Despite our best intentions, we must humbly assume that at some point our code will crash, or seriously mis-behave, and thus require troubleshooting. In the worst case, Development will be called in (usually in the wee hours of the night) to assist the Ops team. As any one who has had to figure out why a given system intermittently crashes will attest, having log files capture meaningful information prior to the incident is invaluable. Having to add logging statements after-the-fact is a painful process. Consequently, a solid Logging Hygiene is critical (and worthy of a dedicated post):
- Log statements must be written in a format compatible with the log management system (Splunk, GrayLog2, …)
- All log statements used during the coding and QA phase must be removed
- Comprehensive Operations-focused logging must be added to document all operations that may fail due to environmental and data-related problems: out-of-memory, disk full, time out, user not found, access denied, etc. These are not bugs, but failures due to either environment (e.g. a server or connection is down) or incorrect data (e.g. the user has been deleted).
- The hierarchy of logging levels must be enforced so that in normal operations log files are kept small, and conversely meaningful information is output when troubleshooting is required
- Log statements must include all the information necessary to bind all operations across various services that are related to a single user-level transaction (e.g. clicking on a link to a new page, adding an item to cart) – more details below in “Tunable”.
This again is worthy of its own post, but code that is deployed to Production must both support the security practices implemented by the Ops team (e.g. Authentication protocols, networking infrastructure), and ensure that the code itself is secure (e.g. no SQL injection, buffer overflow, etc).
Business continuity is often overlooked, but we must ensure that any persistent data is stored in a storage system that is backed up by the Ops team. In other words, if we add a new database, we’d better ask the Ops team to add it to their backup scripts.
Similarly, if our infrastructure is deployed (or even just deployable) across multiple data-centers, our code must support this though configuration.
The above requirements represent the basic DevOps requirements that any developer must address before even thinking that his/her code is ready to release. The following details additional practices that are highly recommended, but not strictly necessary.
The code must be designed so that the Ops team can scale it in the datacenter without needing help from Development.
This may involve deploying the code to a bigger server. This implies that the code can be configured (and documented for the Ops team) to make use of the expanded resources, whether it is number of cores, RAM, threads, I/O, etc
This may also involve adding instances to a cluster.
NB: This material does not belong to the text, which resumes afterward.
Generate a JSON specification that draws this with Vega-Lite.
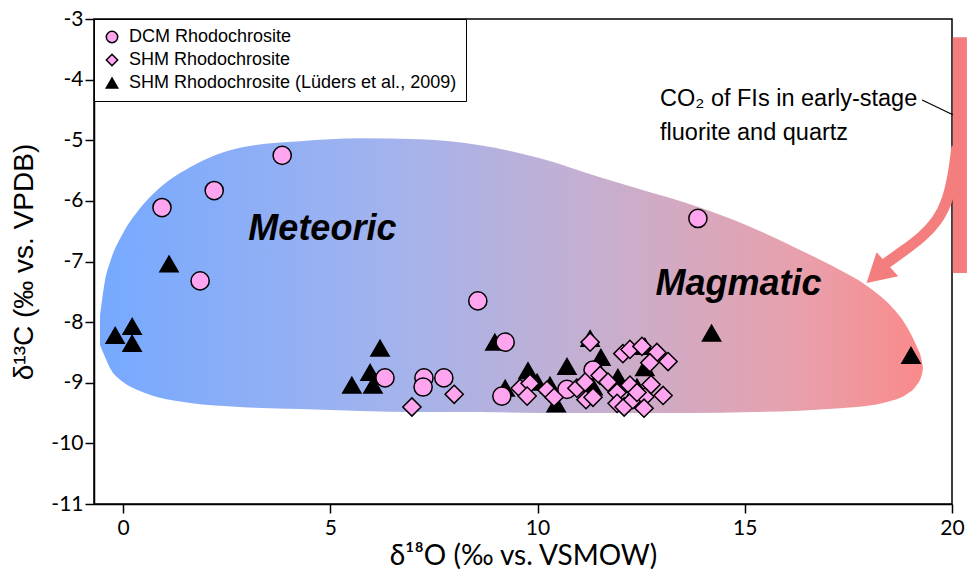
{
  "$schema": "https://vega.github.io/schema/vega-lite/v6.json",
  "width": 858,
  "height": 485,
  "autosize": {"type": "none"},
  "padding": {"left": 94, "top": 19, "right": 15, "bottom": 73},
  "background": "white",
  "config": {
    "view": {"stroke": "black", "strokeWidth": 1.5},
    "font": "Liberation Sans",
    "legend": {
      "orient": "top-left",
      "offset": 0,
      "padding": 9,
      "strokeColor": "black",
      "fillColor": "white",
      "labelFont": "Liberation Sans",
      "labelFontSize": 18,
      "labelColor": "black",
      "labelLimit": 500,
      "symbolSize": 130,
      "rowPadding": 5,
      "labelOffset": 8,
      "symbolOpacity": 1
    }
  },
  "datasets": {
    "blob": [
      {"x": -0.555, "y": -7.885, "y2": -8.379},
      {"x": -0.507, "y": -7.638, "y2": -8.461},
      {"x": -0.434, "y": -7.308, "y2": -8.577},
      {"x": -0.314, "y": -7.012, "y2": -8.758},
      {"x": 0.0, "y": -6.534, "y2": -8.988},
      {"x": 0.41, "y": -6.122, "y2": -9.137},
      {"x": 0.82, "y": -5.825, "y2": -9.236},
      {"x": 1.616, "y": -5.446, "y2": -9.334},
      {"x": 2.823, "y": -5.122, "y2": -9.4},
      {"x": 4.27, "y": -5.018, "y2": -9.433},
      {"x": 5.718, "y": -4.969, "y2": -9.466},
      {"x": 7.165, "y": -4.985, "y2": -9.483},
      {"x": 8.613, "y": -5.084, "y2": -9.483},
      {"x": 10.06, "y": -5.298, "y2": -9.499},
      {"x": 11.508, "y": -5.611, "y2": -9.499},
      {"x": 12.473, "y": -5.809, "y2": -9.499},
      {"x": 13.607, "y": -6.04, "y2": -9.499},
      {"x": 15.199, "y": -6.447, "y2": -9.483},
      {"x": 16.333, "y": -6.81, "y2": -9.46},
      {"x": 17.298, "y": -7.14, "y2": -9.42},
      {"x": 17.925, "y": -7.39, "y2": -9.384},
      {"x": 18.432, "y": -7.67, "y2": -9.318},
      {"x": 18.914, "y": -8.082, "y2": -9.186},
      {"x": 19.132, "y": -8.379, "y2": -9.054},
      {"x": 19.276, "y": -8.659, "y2": -8.856},
      {"x": 19.3, "y": -8.758, "y2": -8.758}
    ],
    "bar": [{"x": 20.02, "x2": 20.36, "y": -3.3, "y2": -7.19}],
    "arrow": [
      {"o": 1, "x": 20.12, "y": -5.1},
      {"o": 2, "x": 20.04, "y": -5.55},
      {"o": 3, "x": 19.9, "y": -5.99},
      {"o": 4, "x": 19.66, "y": -6.32},
      {"o": 5, "x": 19.28, "y": -6.6},
      {"o": 6, "x": 18.82, "y": -6.83},
      {"o": 7, "x": 18.38, "y": -7.04},
      {"o": 8, "x": 18.2, "y": -7.15}
    ],
    "head": [{"x": 18.19, "y": -7.2}],
    "leader": [
      {"o": 1, "x": 19.28, "y": -4.336},
      {"o": 2, "x": 20.02, "y": -4.58}
    ],
    "note": [{"x": 12.955, "y": -4.435, "label": "CO₂ of FIs in early-stage\nfluorite and quartz"}],
    "regions": [
      {"x": 4.81, "y": -6.647, "label": "Meteoric"},
      {"x": 14.85, "y": -7.554, "label": "Magmatic"}
    ],
    "points": [
      {"s": "SHM Rhodochrosite (Lüders et al., 2009)", "x": -0.19, "y": -8.22},
      {"s": "SHM Rhodochrosite (Lüders et al., 2009)", "x": 0.22, "y": -8.07},
      {"s": "SHM Rhodochrosite (Lüders et al., 2009)", "x": 0.22, "y": -8.35},
      {"s": "SHM Rhodochrosite (Lüders et al., 2009)", "x": 1.11, "y": -7.04},
      {"s": "SHM Rhodochrosite (Lüders et al., 2009)", "x": 6.2, "y": -8.43},
      {"s": "SHM Rhodochrosite (Lüders et al., 2009)", "x": 5.96, "y": -8.83},
      {"s": "SHM Rhodochrosite (Lüders et al., 2009)", "x": 5.52, "y": -9.04},
      {"s": "SHM Rhodochrosite (Lüders et al., 2009)", "x": 6.03, "y": -9.04},
      {"s": "SHM Rhodochrosite (Lüders et al., 2009)", "x": 8.97, "y": -8.33},
      {"s": "SHM Rhodochrosite (Lüders et al., 2009)", "x": 9.22, "y": -9.09},
      {"s": "SHM Rhodochrosite (Lüders et al., 2009)", "x": 9.77, "y": -8.8},
      {"s": "SHM Rhodochrosite (Lüders et al., 2009)", "x": 9.99, "y": -8.99},
      {"s": "SHM Rhodochrosite (Lüders et al., 2009)", "x": 10.3, "y": -9.04},
      {"s": "SHM Rhodochrosite (Lüders et al., 2009)", "x": 10.71, "y": -8.73},
      {"s": "SHM Rhodochrosite (Lüders et al., 2009)", "x": 10.45, "y": -9.35},
      {"s": "SHM Rhodochrosite (Lüders et al., 2009)", "x": 11.27, "y": -8.27},
      {"s": "SHM Rhodochrosite (Lüders et al., 2009)", "x": 11.53, "y": -8.58},
      {"s": "SHM Rhodochrosite (Lüders et al., 2009)", "x": 11.94, "y": -8.91},
      {"s": "SHM Rhodochrosite (Lüders et al., 2009)", "x": 12.59, "y": -8.4},
      {"s": "SHM Rhodochrosite (Lüders et al., 2009)", "x": 12.59, "y": -8.75},
      {"s": "SHM Rhodochrosite (Lüders et al., 2009)", "x": 12.4, "y": -9.07},
      {"s": "SHM Rhodochrosite (Lüders et al., 2009)", "x": 11.34, "y": -9.07},
      {"s": "SHM Rhodochrosite (Lüders et al., 2009)", "x": 14.2, "y": -8.18},
      {"s": "SHM Rhodochrosite (Lüders et al., 2009)", "x": 19.01, "y": -8.55},
      {"s": "DCM Rhodochrosite", "x": 3.84, "y": -5.25},
      {"s": "DCM Rhodochrosite", "x": 2.2, "y": -5.83},
      {"s": "DCM Rhodochrosite", "x": 0.94, "y": -6.11},
      {"s": "DCM Rhodochrosite", "x": 1.86, "y": -7.32},
      {"s": "DCM Rhodochrosite", "x": 13.87, "y": -6.29},
      {"s": "DCM Rhodochrosite", "x": 8.56, "y": -7.65},
      {"s": "DCM Rhodochrosite", "x": 9.22, "y": -8.33},
      {"s": "DCM Rhodochrosite", "x": 6.32, "y": -8.92},
      {"s": "DCM Rhodochrosite", "x": 7.26, "y": -8.92},
      {"s": "DCM Rhodochrosite", "x": 7.24, "y": -9.07},
      {"s": "DCM Rhodochrosite", "x": 7.74, "y": -8.92},
      {"s": "DCM Rhodochrosite", "x": 9.14, "y": -9.22},
      {"s": "DCM Rhodochrosite", "x": 10.71, "y": -9.11},
      {"s": "DCM Rhodochrosite", "x": 11.34, "y": -8.79},
      {"s": "SHM Rhodochrosite", "x": 6.97, "y": -9.4},
      {"s": "SHM Rhodochrosite", "x": 7.99, "y": -9.19},
      {"s": "SHM Rhodochrosite", "x": 9.58, "y": -9.09},
      {"s": "SHM Rhodochrosite", "x": 9.82, "y": -9.01},
      {"s": "SHM Rhodochrosite", "x": 9.75, "y": -9.22},
      {"s": "SHM Rhodochrosite", "x": 10.23, "y": -9.12},
      {"s": "SHM Rhodochrosite", "x": 10.4, "y": -9.24},
      {"s": "SHM Rhodochrosite", "x": 10.95, "y": -9.09},
      {"s": "SHM Rhodochrosite", "x": 11.15, "y": -8.99},
      {"s": "SHM Rhodochrosite", "x": 11.17, "y": -9.28},
      {"s": "SHM Rhodochrosite", "x": 11.34, "y": -9.24},
      {"s": "SHM Rhodochrosite", "x": 11.27, "y": -8.33},
      {"s": "SHM Rhodochrosite", "x": 11.51, "y": -8.88},
      {"s": "SHM Rhodochrosite", "x": 11.7, "y": -8.99},
      {"s": "SHM Rhodochrosite", "x": 11.92, "y": -9.16},
      {"s": "SHM Rhodochrosite", "x": 11.92, "y": -9.34},
      {"s": "SHM Rhodochrosite", "x": 12.09, "y": -9.4},
      {"s": "SHM Rhodochrosite", "x": 12.23, "y": -9.04},
      {"s": "SHM Rhodochrosite", "x": 12.3, "y": -9.28},
      {"s": "SHM Rhodochrosite", "x": 12.59, "y": -9.23},
      {"s": "SHM Rhodochrosite", "x": 12.74, "y": -9.03},
      {"s": "SHM Rhodochrosite", "x": 13.03, "y": -9.21},
      {"s": "SHM Rhodochrosite", "x": 12.57, "y": -9.42},
      {"s": "SHM Rhodochrosite", "x": 12.06, "y": -8.52},
      {"s": "SHM Rhodochrosite", "x": 12.23, "y": -8.45},
      {"s": "SHM Rhodochrosite", "x": 12.52, "y": -8.4},
      {"s": "SHM Rhodochrosite", "x": 12.88, "y": -8.5},
      {"s": "SHM Rhodochrosite", "x": 12.71, "y": -8.67},
      {"s": "SHM Rhodochrosite", "x": 13.15, "y": -8.65},
      {"s": "SHM Rhodochrosite", "x": 12.4, "y": -9.16}
    ]
  },
  "encoding": {
    "x": {
      "field": "x",
      "type": "quantitative",
      "scale": {"domain": [-0.7, 20], "nice": false, "zero": false},
      "axis": {
        "values": [0, 5, 10, 15, 20],
        "title": "δ¹⁸O (‰ vs. VSMOW)",
        "grid": false,
        "labelExpr": "'' + datum.value",
        "labelFlush": false,
        "labelOverlap": false,
        "tickSize": 9,
        "tickWidth": 1.5,
        "tickColor": "black",
        "domainColor": "black",
        "domainWidth": 1.5,
        "labelFont": "Lato",
        "labelFontSize": 21,
        "labelColor": "black",
        "labelPadding": 4,
        "titleFont": "Lato",
        "titleFontSize": 28,
        "titleFontWeight": "normal",
        "titleColor": "black",
        "titlePadding": 4
      }
    },
    "y": {
      "field": "y",
      "type": "quantitative",
      "scale": {"domain": [-11, -3], "nice": false, "zero": false},
      "axis": {
        "values": [-11, -10, -9, -8, -7, -6, -5, -4, -3],
        "title": "δ¹³C (‰ vs. VPDB)",
        "grid": false,
        "labelExpr": "'' + datum.value",
        "labelFlush": false,
        "labelOverlap": false,
        "tickSize": 9,
        "tickWidth": 1.5,
        "tickColor": "black",
        "domainColor": "black",
        "domainWidth": 1.5,
        "labelFont": "Lato",
        "labelFontSize": 21,
        "labelColor": "black",
        "labelPadding": 2,
        "titleFont": "Liberation Sans",
        "titleFontSize": 28,
        "titleFontWeight": "normal",
        "titleColor": "black",
        "titlePadding": 12
      }
    }
  },
  "layer": [
    {
      "data": {"name": "blob"},
      "mark": {
        "type": "area",
        "interpolate": "monotone",
        "color": {
          "gradient": "linear",
          "x1": 0, "y1": 0, "x2": 1, "y2": 0,
          "stops": [
            {"offset": 0, "color": "#76A9FF"},
            {"offset": 0.35, "color": "#A2B3EE"},
            {"offset": 0.6, "color": "#C6AFD0"},
            {"offset": 0.85, "color": "#E8A0AC"},
            {"offset": 1, "color": "#FA8A8A"}
          ]
        }
      },
      "encoding": {"y2": {"field": "y2"}}
    },
    {
      "data": {"name": "regions"},
      "mark": {"type": "text", "font": "Liberation Sans", "fontSize": 36, "fontWeight": "bold", "fontStyle": "italic", "align": "center", "baseline": "alphabetic", "color": "black"},
      "encoding": {"text": {"field": "label"}}
    },
    {
      "data": {"name": "bar"},
      "mark": {"type": "rect", "color": "#F47E7E", "clip": false},
      "encoding": {"x2": {"field": "x2"}, "y2": {"field": "y2"}}
    },
    {
      "data": {"name": "arrow"},
      "mark": {"type": "line", "color": "#F47E7E", "strokeWidth": 11, "interpolate": "basis", "strokeCap": "butt"},
      "encoding": {"order": {"field": "o"}}
    },
    {
      "data": {"name": "head"},
      "mark": {"type": "point", "shape": "triangle-up", "filled": true, "color": "#F47E7E", "size": 1050, "angle": 228, "opacity": 1},
      "encoding": {}
    },
    {
      "data": {"name": "leader"},
      "mark": {"type": "line", "color": "black", "strokeWidth": 1.2},
      "encoding": {"order": {"field": "o"}}
    },
    {
      "data": {"name": "note"},
      "mark": {"type": "text", "font": "Liberation Sans", "fontSize": 23.5, "align": "left", "baseline": "alphabetic", "lineBreak": "\n", "lineHeight": 34, "color": "black"},
      "encoding": {"text": {"field": "label"}}
    },
    {
      "data": {"name": "points"},
      "mark": {"type": "point", "filled": true, "stroke": "black", "strokeWidth": 1.5, "opacity": 1, "size": 330},
      "encoding": {
        "shape": {
          "field": "s",
          "type": "nominal",
          "title": null,
          "scale": {
            "domain": ["DCM Rhodochrosite", "SHM Rhodochrosite", "SHM Rhodochrosite (Lüders et al., 2009)"],
            "range": ["circle", "diamond", "triangle-up"]
          },
          "legend": {
            "encode": {
              "symbols": {"update": {"stroke": {"value": "black"}, "strokeWidth": {"value": 1}}}
            }
          }
        },
        "color": {
          "field": "s",
          "type": "nominal",
          "title": null,
          "scale": {
            "domain": ["DCM Rhodochrosite", "SHM Rhodochrosite", "SHM Rhodochrosite (Lüders et al., 2009)"],
            "range": ["#FFA5F0", "#FFA5F0", "black"]
          },
          "legend": {
            "encode": {
              "symbols": {"update": {"stroke": {"value": "black"}, "strokeWidth": {"value": 1}}}
            }
          }
        }
      }
    }
  ]
}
Consequently, the code must be discoverable (the load balancer must find out that a new instance has been added/subtracted), as well as cluster-aware (e.g. stateless).
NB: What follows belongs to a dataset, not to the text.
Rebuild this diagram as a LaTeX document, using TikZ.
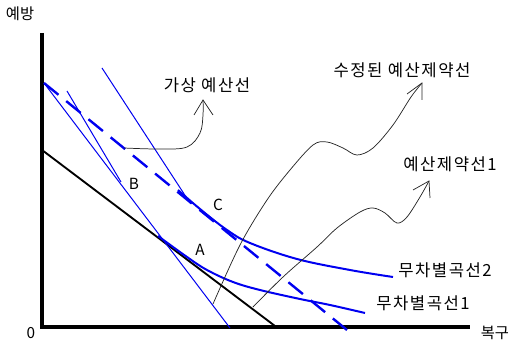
\documentclass[tikz,border=0pt]{standalone}
\usepackage{fontspec}
\setmainfont{Noto Sans CJK KR}
\newfontfamily\kfont[LetterSpace=9]{Noto Sans CJK KR}
\definecolor{pureblue}{RGB}{0,0,240}
\begin{document}
\begin{tikzpicture}[x=0.75pt,y=-0.75pt,
  axisline/.style={line width=3pt},
  budget/.style={line width=1.4pt},
  thinblue/.style={pureblue,line width=0.75pt},
  dashblue/.style={pureblue,line width=1.8pt,dash pattern=on 14pt off 7.5pt},
  icurve/.style={pureblue,line width=1.5pt},
  note/.style={black!85,line width=0.55pt},
  lbl/.style={inner sep=0pt,font=\kfont\fontsize{12.5pt}{13pt}\selectfont},
  axlbl/.style={inner sep=0pt,font=\fontsize{11.5pt}{12pt}\selectfont},
  pt/.style={inner sep=0pt,font=\fontsize{11.5pt}{12pt}\selectfont}]
\useasboundingbox (0,0) rectangle (512,346);
% axes
\coordinate (top) at (42,33);
\coordinate (origin) at (42,327);
\coordinate (xend) at (470,327);
\draw[axisline] (top) -- (origin) -- (xend);
\node[axlbl] (ylab) at (20,14) {예방};
\node[pt] (zero) at (31,333) {0};
\node[axlbl] (xlab) at (495,333) {복구};
% budget line (black)
\coordinate (b1) at (42,150);
\coordinate (b2) at (275,326);
\draw[budget] (b1) -- (b2);
% dashed revised budget line
\coordinate (d1) at (44,83);
\coordinate (d2) at (347,330);
\draw[dashblue] (d1) -- (d2);
% thin blue lines
\coordinate (t1a) at (44,83);
\coordinate (t1b) at (230,328);
\draw[thinblue] (t1a) -- (t1b);
\coordinate (t2a) at (67,91);
\coordinate (t2b) at (121,182);
\draw[thinblue] (t2a) -- (t2b);
\coordinate (t3a) at (102,68);
\coordinate (t3b) at (190,203);
\draw[thinblue] (t3a) -- (t3b);
% indifference curves
\draw[icurve] plot[smooth,tension=0.6] coordinates {(178,190) (200,209) (227,230) (250,243) (297,259) (350,270) (393,277)};
\draw[icurve] plot[smooth,tension=0.6] coordinates {(158,236) (187,257) (207,270) (233,282) (260,290) (300,299) (330,305) (365,313)};
% point labels
\node[pt] (A) at (200,250) {A};
\node[pt] (B) at (134,184) {B};
\node[pt] (C) at (218,205) {C};
% curve labels
\node[lbl] (ic2) at (445,270) {무차별곡선2};
\node[lbl] (ic1) at (423,303) {무차별곡선1};
\node[lbl] (virt) at (207,85) {가상 예산선};
\node[lbl] (rev) at (402,70) {수정된 예산제약선};
\node[lbl] (bc1) at (450,164) {예산제약선1};
% annotation arrows
\coordinate (n1s) at (124,148);
\coordinate (n1t) at (203,100);
\draw[note] plot[smooth,tension=0.6] coordinates {(n1s) (160,149) (187,147) (200,133) (203,115) (n1t)};
\draw[note] (194,115) -- (n1t) -- (213,115);
\coordinate (n2s) at (213,304);
\coordinate (n2t) at (422,83);
\draw[note] plot[smooth,tension=0.55] coordinates {(n2s) (240,245) (267,200) (290,170) (313,145) (327,142) (343,148) (357,155) (373,148) (393,125) (411,97) (n2t)};
\draw[note] (407,94) -- (n2t) -- (422,100);
\coordinate (n3s) at (253,307);
\coordinate (n3t) at (429,181);
\draw[note] plot[smooth,tension=0.55] coordinates {(n3s) (283,277) (317,247) (337,228) (360,212) (373,208) (385,213) (397,223) (407,217) (420,197) (n3t)};
\draw[note] (413,190) -- (n3t) -- (430,198);
\end{tikzpicture}
\end{document}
Because it is so hard to simulate all real-life user activities and behaviors in non-production environments, we must provide tools to the Ops team to tune the performance of our code through configuration rather than code deployment (e.g. size of JVM, number of threads, queue sizes, hash table size, etc).
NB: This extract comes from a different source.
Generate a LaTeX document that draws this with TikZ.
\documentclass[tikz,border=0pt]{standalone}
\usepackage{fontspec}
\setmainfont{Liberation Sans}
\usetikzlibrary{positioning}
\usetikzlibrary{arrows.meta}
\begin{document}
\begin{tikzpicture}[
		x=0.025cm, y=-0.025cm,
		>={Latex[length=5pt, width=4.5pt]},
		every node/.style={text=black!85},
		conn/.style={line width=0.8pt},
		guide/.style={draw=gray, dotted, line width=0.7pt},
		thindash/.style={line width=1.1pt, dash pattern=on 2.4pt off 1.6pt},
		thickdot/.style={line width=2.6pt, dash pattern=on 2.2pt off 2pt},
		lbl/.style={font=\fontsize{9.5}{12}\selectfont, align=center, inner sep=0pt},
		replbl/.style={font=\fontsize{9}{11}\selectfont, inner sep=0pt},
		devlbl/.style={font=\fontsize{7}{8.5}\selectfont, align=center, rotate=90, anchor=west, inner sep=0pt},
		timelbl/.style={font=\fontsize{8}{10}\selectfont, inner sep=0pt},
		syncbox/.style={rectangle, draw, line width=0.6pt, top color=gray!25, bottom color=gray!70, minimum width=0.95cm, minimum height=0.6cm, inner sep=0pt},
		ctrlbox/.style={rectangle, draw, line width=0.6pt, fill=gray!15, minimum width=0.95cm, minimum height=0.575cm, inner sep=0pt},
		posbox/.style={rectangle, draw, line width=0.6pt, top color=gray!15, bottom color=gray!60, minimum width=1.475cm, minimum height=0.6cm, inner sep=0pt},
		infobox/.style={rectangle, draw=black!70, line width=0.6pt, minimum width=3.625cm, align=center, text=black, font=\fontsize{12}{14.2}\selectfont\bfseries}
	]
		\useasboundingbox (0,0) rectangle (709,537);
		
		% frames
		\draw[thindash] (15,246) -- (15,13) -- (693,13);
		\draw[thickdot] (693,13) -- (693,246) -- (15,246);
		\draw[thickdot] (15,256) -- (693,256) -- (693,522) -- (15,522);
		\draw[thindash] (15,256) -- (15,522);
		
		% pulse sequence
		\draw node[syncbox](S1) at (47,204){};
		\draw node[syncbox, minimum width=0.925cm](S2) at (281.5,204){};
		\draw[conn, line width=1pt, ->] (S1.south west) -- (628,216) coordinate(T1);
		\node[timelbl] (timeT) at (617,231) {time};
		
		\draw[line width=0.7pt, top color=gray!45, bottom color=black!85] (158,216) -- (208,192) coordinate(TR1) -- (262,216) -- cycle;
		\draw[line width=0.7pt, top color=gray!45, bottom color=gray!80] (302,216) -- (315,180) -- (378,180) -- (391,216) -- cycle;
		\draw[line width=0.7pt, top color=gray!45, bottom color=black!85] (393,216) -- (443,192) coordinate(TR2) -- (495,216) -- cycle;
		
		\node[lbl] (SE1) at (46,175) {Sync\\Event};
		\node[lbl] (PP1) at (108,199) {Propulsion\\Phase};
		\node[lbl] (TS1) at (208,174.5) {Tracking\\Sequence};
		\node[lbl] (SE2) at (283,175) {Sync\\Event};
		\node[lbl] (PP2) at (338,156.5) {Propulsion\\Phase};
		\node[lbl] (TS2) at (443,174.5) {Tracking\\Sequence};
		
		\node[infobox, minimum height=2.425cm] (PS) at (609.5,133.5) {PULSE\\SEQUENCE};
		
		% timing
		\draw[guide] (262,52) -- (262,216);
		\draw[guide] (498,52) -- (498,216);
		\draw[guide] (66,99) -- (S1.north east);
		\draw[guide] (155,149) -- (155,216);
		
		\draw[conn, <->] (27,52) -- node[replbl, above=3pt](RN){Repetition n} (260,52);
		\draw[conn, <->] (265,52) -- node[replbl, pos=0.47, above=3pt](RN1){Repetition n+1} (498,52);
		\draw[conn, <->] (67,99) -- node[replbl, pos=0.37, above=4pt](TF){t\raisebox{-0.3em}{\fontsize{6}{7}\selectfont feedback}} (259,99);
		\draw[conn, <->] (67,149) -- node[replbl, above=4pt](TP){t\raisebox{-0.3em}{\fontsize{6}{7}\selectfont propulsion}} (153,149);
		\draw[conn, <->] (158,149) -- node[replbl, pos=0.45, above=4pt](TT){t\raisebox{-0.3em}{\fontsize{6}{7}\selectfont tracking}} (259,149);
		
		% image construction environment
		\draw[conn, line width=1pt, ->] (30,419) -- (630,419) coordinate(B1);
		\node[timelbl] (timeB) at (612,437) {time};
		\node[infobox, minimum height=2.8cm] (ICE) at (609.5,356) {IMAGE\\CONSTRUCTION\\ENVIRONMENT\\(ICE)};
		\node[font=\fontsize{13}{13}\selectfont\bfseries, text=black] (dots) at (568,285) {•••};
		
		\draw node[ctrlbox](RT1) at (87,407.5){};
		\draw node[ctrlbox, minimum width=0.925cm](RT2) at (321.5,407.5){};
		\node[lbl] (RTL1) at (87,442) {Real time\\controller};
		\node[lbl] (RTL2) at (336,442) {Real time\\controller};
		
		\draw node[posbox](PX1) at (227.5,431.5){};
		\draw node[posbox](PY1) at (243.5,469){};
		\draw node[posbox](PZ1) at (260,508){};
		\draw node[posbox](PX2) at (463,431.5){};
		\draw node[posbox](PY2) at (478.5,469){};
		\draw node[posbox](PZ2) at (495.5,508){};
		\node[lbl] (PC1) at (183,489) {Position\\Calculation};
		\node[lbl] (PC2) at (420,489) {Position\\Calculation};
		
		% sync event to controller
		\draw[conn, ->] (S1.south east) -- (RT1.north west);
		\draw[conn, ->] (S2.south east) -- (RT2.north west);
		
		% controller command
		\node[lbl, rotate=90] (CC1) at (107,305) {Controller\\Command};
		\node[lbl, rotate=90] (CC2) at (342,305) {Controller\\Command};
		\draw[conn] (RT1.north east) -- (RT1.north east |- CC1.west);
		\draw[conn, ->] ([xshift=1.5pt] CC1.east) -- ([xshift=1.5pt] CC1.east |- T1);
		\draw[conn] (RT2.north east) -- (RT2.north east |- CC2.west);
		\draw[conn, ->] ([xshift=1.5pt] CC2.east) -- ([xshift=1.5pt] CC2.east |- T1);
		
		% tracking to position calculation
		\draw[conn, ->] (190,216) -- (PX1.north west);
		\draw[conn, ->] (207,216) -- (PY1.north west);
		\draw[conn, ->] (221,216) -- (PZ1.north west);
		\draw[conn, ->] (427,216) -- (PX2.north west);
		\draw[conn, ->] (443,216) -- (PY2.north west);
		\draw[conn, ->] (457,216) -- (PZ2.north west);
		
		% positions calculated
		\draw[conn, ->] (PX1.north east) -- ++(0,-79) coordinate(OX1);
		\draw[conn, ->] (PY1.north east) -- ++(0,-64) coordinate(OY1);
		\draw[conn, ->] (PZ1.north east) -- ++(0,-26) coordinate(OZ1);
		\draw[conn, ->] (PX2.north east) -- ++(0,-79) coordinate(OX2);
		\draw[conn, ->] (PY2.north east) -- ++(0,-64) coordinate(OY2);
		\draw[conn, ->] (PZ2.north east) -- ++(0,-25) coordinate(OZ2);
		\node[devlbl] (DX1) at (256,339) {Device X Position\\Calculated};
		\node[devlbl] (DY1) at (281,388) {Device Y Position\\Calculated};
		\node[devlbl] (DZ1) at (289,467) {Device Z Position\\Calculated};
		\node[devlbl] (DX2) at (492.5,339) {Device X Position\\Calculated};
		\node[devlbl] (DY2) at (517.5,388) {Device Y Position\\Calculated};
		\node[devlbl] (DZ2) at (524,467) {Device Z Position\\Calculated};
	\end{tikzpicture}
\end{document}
We must thus provide the metrics to observe performance. Let’s take the example of response time: depending on the complexity of the application a user request may be handled by tens, or even hundreds of services. In order to allow the Ops team to build a timeline of the interactions between all the services involved, each log entry must carry at least one tag that identifies the root transaction that generated the request. Otherwise it is impossible to determine whether the performance degradation comes from a given service, or a unique server, or even from the network infrastructure.
The same tagging will be used to troubleshoot failures (e.g. to discover why a given service fails intermittently).
As I mentioned in an earlier blog, QA does not stop in QA: we have to anticipate “unknown unknowns”, i.e. usage (or performance) scenarios that we have not modeled in our QA environments. By definition, there is not much we can do other than ensuring that our code is easy to trouble-shoot (see above) and that logs and associated data can be made available easily and rapidly to developers and QA team (e.g. by giving them access to the log management console).
Sometimes this requirement is more complex than it sounds, e.g. when user data must be deleted or obfuscated for privacy or security reasons. Again, this should be thought through before code is deployed.
Analytics – Growth Hacking – Usability
This last requirement stems from Marketing and Sales rather than Operations, but it is equally important since it drives revenue growth.
In most companies, marketing and sales rely on usage reports to drive new marketing campaigns, pricing, product offerings and even new features. As a consequence, any new feature must integrate with the Analytics infrastructure whether via integration with usage tracking applications (e.g. Mixpanel, Flurry, …) or simply log management consoles (Splunk, GrayLog2, …). However, I highly recommend using separate logging infrastructure for operations monitoring and for usage analytics, if only because usage analytics requires additional data that is not useful for Operations monitoring (e.g. the time a user spends on a page is extremely valuable for usage analytics but irrelevant for Operations)
Even More So for Microservices
As we migrate towards a microservices architecture, early “DevOps thinking” becomes even more critical. As the “Microservices: Four Essential Checklists when Getting Started” advises: “Microservices introduces a lot of moving parts that were previously non-existent in a monolithic system”.
What was a monolithic application running in a single virtual machine can morph into 5, 10 or even 20 microservices. Consequently, Development, DevOps and Ops must collaborate on microservices infrastructure tools: service registration, scaling up/down each service independently, health monitoring, error detection, etc. to provide visibility on the status of these 20 microservices as a whole. This challenge has even prompted dedicated product categories (SignalFx, Nirmata, etc)
Only with a holistic approach to product architecture can we ensure customer satisfaction with software that works the first time, and all the time. Deployment and operations management concerns, just like testability, must be addressed at design time, so that these capabilities are meshed natively into the code rather than “bolted on” after the fact. Failing to do so will likely impact the delivery schedule, or worse, create outages in production.
More importantly, there is so much we can learn from observing how our code behaves in Production: operational efficiency, stability, performance, usability, that we would do a disservice to ourselves if we did not avail ourselves of this valuable information to drive further improvements to our product.